Sebagaimana asal muasal kata Cirebon dan Grage, ada berbagai versi mengenai kata Trusmi yang tercatat dalam tulisan-tulisan maupun tutur kata masyarakat Cirebon. Satu hal yang pasti, masyarakat Trusmi mempercayai dengan keyakinannya bahwa mereka merupakan keturunan dari Mbah Buyut Trusmi, Ki Buyut Trusmi, atau Pangeran Walangsungsang  Cakrabuana atau lebih dikenal sebagai Mbah Kuwu Cerbon. Saat ini, Trusmi adalah sebuah nama desa di wilayah kecamatan Plered, Kabupaten Cirebon yang mana terdapat komplek situs pemakaman Ki Buyut Trusmi. Untuk mengenang dan menghormatinya, setiap tahun terdapat ajang yang dikenal dengan sebutan Trusmian, merupakan upacara khidmat di situs pemakaman Ki Buyut Trusmi yang kemudian diramaikan oleh ajang budaya festival arak-arakan dan pacuan kuda. Ada juga upacara Ganti Welid (ganti rumput) dan Ganti Sirap (ganti atap) setiap empat tahun.

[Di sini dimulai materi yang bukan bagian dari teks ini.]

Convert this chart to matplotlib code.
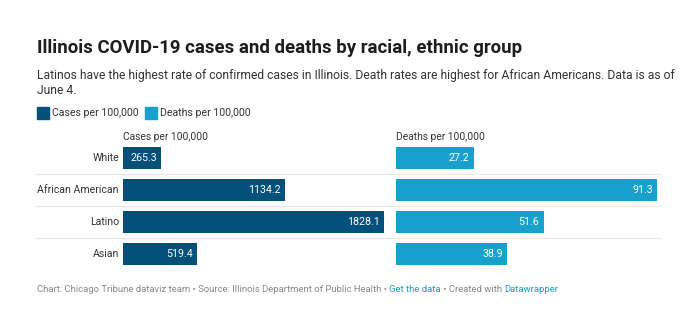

Salah satu versi tentang Trusmi dapat dibaca dari Sejarah Caruban Kawedar berjudul “Sambetipun Sajarah Trusmi” yang ditulis dalam bahasa Cirebon, diterjemahkan secara bebas oleh Mustaqim Asteja :

…Diceritakan setelah syiar Islam telah menyebar keseluruh nusantara pulau Jawa, kemudian Walisongo menyatukan tekad bermusyawarah bertempat di Masjid agung Sang Ciptarasa Cirebon. Kebetulan saat itu Sunan Gunung Jati mempunyai putra sir (putra gaib) yang bernama Bung Cikal.  Pangeran Cakrabuwana “Ki Kuwu Cerbon Kedua” berniat melepas jabatannya sebagai pemimpin atau “umaro”  untuk  menekuni agama sebagai pandita atau “ulama” sekaligus “mong-mong” mendidik Bung Cikal putra Sunan Gunung Jati.  Pangeran Cakrabuwana  membangun padukuhan ke arah baratsekitar tujuh Kilo Meter dari keraton Pakungwati Cirebon, yang kemudian bernama Astana Kramat Trusmi berasal dari sebuah balong kramat yang airnya sangat jernih, dari atas balong hinga dasarnya terlihat kerikil dan pasir yang airnya terus menerus semi “mengalir” sehingga dinamakan “Terussemi” atau “Trusmi”

Versi lain menyebutkan Bung Cikal atau Pangeran Manggarajati yang diasuh oleh Mbah Kuwu Cerbon atau Mbah Buyut Trusmi, sejak kecil telah terlihat kesaktiannya. Salah satu kebiasaan Bung Cikal adalah sering merusak tanaman yang ditanam oleh Mbah Buyut Trusmi, namun setiap tanaman yang dirusak oleh Bung Cikal segera tumbuh dan bersemi kembali sehingga masyarakat menamakan pedukuhan tersebut Trusmi yang berarti “Terus Bersemi”.

Ada lagi cerita tentang keindahan dan keterampilan hasil karya pembatik Trusmi pada jaman Kesultanan Cirebon. Kala itu, sang Sultan memerintahkan perajin batik Trusmi untuk membuatkan sebuah kain batik hanya dengan melihatnya saja, tanpa diperbolehkan membawa kain batik tersebut sebagai contoh. Ketika waktu yang telah disepakati tiba, perajin batik Trusmi membawakan kain batik hasil karyanya untuk dipersembahkan kepada sang Sultan. Sebagai bukti kemahirannya, pembatik Trusmi meminta kepada Sultan untuk membungkus kain batik milik Sultan yang asli dengan kain batik duplikatnya. Kemudian Sultan diminta untuk bisa membedakan batik asli dan batik duplikat. Seperti diketahui, sang Sultan tidak bisa membedakan batik asli dan batik duplikat dikarenakan identiknya kedua batik tersebut. Sang Sultan pun mengakui bahwa batik hasil karya perajin batik Trusmi dinilai sangat apik karena dapat membuat ‘copy’ yang sama persis tanpa membawa contoh aslinya.